Exercise instructions —
Print the listing from its top line through the line containing "0.0170, 0.0186, 0.0203]", nothing more, and leave out the pictures.

Collected material —
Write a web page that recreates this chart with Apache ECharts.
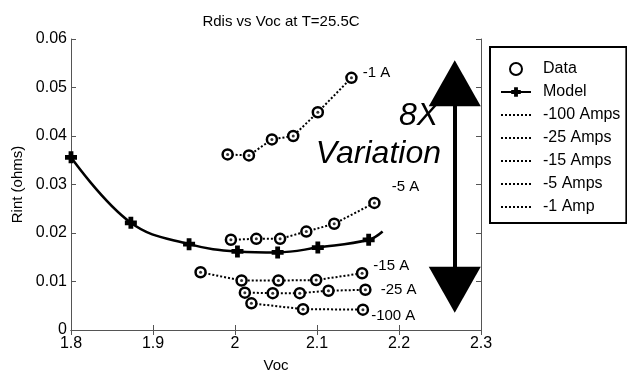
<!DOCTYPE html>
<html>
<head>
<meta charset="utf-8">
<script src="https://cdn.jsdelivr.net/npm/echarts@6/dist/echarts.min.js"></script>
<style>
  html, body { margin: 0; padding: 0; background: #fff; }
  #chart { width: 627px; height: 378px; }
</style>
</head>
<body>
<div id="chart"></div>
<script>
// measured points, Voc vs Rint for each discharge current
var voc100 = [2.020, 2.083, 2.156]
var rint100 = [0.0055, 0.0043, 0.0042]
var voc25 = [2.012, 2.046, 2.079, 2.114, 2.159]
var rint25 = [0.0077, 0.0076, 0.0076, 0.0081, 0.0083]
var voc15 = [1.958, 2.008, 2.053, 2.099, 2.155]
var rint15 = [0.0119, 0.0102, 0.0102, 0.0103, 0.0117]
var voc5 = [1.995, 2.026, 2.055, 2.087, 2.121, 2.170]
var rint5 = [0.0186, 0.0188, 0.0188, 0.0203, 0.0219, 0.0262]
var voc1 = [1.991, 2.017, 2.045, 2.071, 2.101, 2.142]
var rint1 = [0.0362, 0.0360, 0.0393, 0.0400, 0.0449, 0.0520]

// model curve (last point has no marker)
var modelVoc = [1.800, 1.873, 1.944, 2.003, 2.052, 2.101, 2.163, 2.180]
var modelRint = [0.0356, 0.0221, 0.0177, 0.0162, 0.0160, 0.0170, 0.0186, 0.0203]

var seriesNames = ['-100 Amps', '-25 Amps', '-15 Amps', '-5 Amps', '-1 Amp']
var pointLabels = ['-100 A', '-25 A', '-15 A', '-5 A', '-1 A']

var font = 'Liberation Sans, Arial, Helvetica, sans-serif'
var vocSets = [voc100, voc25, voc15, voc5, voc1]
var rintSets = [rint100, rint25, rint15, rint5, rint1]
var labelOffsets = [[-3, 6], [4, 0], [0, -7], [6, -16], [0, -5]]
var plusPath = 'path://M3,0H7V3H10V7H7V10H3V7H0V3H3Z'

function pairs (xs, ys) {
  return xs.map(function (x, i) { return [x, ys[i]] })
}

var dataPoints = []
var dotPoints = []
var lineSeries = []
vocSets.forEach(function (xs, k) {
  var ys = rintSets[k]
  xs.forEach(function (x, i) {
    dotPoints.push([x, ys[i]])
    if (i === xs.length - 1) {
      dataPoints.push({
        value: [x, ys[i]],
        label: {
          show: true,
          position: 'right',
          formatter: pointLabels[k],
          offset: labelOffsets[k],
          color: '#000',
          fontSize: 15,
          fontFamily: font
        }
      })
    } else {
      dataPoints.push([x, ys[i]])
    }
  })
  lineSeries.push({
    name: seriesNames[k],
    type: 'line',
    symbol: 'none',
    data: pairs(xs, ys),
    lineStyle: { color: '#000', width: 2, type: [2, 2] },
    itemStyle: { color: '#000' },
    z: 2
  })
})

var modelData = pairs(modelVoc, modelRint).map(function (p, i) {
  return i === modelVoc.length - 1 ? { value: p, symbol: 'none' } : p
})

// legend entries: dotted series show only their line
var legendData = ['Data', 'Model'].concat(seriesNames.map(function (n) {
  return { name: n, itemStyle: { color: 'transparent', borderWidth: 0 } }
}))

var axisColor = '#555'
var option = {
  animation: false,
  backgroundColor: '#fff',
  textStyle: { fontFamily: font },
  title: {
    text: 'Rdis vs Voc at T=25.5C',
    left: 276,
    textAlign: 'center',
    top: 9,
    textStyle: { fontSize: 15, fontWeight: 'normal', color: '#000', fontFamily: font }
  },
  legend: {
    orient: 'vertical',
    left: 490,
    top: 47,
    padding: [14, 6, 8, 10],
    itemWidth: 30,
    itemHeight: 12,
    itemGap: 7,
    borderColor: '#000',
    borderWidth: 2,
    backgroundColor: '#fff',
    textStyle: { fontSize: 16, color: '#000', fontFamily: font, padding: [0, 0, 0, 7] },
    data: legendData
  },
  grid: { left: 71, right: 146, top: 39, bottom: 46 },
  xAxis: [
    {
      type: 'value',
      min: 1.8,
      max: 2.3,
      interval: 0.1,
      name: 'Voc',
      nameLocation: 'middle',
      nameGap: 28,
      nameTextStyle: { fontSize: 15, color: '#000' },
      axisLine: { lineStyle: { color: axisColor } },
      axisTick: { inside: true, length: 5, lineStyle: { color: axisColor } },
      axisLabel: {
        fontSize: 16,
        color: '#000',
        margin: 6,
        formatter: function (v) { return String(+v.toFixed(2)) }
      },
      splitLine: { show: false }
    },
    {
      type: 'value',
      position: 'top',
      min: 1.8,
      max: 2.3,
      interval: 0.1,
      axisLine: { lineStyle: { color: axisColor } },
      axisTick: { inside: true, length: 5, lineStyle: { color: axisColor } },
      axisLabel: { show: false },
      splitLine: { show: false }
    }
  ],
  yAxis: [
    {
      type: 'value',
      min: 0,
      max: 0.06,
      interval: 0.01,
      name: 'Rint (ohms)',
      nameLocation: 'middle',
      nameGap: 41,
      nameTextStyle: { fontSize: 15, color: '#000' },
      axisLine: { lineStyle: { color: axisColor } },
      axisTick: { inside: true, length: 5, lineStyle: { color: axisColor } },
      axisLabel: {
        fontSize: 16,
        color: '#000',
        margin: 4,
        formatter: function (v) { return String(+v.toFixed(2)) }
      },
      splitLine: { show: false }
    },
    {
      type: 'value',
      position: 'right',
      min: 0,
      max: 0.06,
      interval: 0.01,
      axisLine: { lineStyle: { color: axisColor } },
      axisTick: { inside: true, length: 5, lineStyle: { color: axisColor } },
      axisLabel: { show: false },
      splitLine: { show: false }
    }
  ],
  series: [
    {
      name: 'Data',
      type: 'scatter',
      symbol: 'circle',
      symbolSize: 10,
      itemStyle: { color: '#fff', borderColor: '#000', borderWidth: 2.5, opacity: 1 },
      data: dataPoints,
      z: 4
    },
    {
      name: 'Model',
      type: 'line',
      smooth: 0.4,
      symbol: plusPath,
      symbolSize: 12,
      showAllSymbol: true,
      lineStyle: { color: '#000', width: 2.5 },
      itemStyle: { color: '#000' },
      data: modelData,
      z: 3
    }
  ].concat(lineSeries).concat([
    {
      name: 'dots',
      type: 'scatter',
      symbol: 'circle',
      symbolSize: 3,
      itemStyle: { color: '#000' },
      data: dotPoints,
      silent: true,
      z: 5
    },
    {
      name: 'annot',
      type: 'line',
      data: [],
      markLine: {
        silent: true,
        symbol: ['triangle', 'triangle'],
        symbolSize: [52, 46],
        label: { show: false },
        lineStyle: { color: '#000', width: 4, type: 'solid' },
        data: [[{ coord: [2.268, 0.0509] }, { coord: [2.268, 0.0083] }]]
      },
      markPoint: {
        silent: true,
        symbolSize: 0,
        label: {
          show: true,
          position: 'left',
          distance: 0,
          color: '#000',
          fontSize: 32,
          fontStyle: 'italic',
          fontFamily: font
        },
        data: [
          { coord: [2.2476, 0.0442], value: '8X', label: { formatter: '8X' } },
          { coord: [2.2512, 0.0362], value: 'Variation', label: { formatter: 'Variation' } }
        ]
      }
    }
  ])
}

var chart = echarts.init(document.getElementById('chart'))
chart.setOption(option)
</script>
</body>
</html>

The response —
Write a web page that recreates this chart with Apache ECharts.
<!DOCTYPE html>
<html>
<head>
<meta charset="utf-8">
<script src="https://cdn.jsdelivr.net/npm/echarts@6/dist/echarts.min.js"></script>
<style>
  html, body { margin: 0; padding: 0; background: #fff; }
  #chart { width: 627px; height: 378px; }
</style>
</head>
<body>
<div id="chart"></div>
<script>
// measured points, Voc vs Rint for each discharge current
var voc100 = [2.020, 2.083, 2.156]
var rint100 = [0.0055, 0.0043, 0.0042]
var voc25 = [2.012, 2.046, 2.079, 2.114, 2.159]
var rint25 = [0.0077, 0.0076, 0.0076, 0.0081, 0.0083]
var voc15 = [1.958, 2.008, 2.053, 2.099, 2.155]
var rint15 = [0.0119, 0.0102, 0.0102, 0.0103, 0.0117]
var voc5 = [1.995, 2.026, 2.055, 2.087, 2.121, 2.170]
var rint5 = [0.0186, 0.0188, 0.0188, 0.0203, 0.0219, 0.0262]
var voc1 = [1.991, 2.017, 2.045, 2.071, 2.101, 2.142]
var rint1 = [0.0362, 0.0360, 0.0393, 0.0400, 0.0449, 0.0520]

// model curve (last point has no marker)
var modelVoc = [1.800, 1.873, 1.944, 2.003, 2.052, 2.101, 2.163, 2.180]
var modelRint = [0.0356, 0.0221, 0.0177, 0.0162, 0.0160, 0.0170, 0.0186, 0.0203]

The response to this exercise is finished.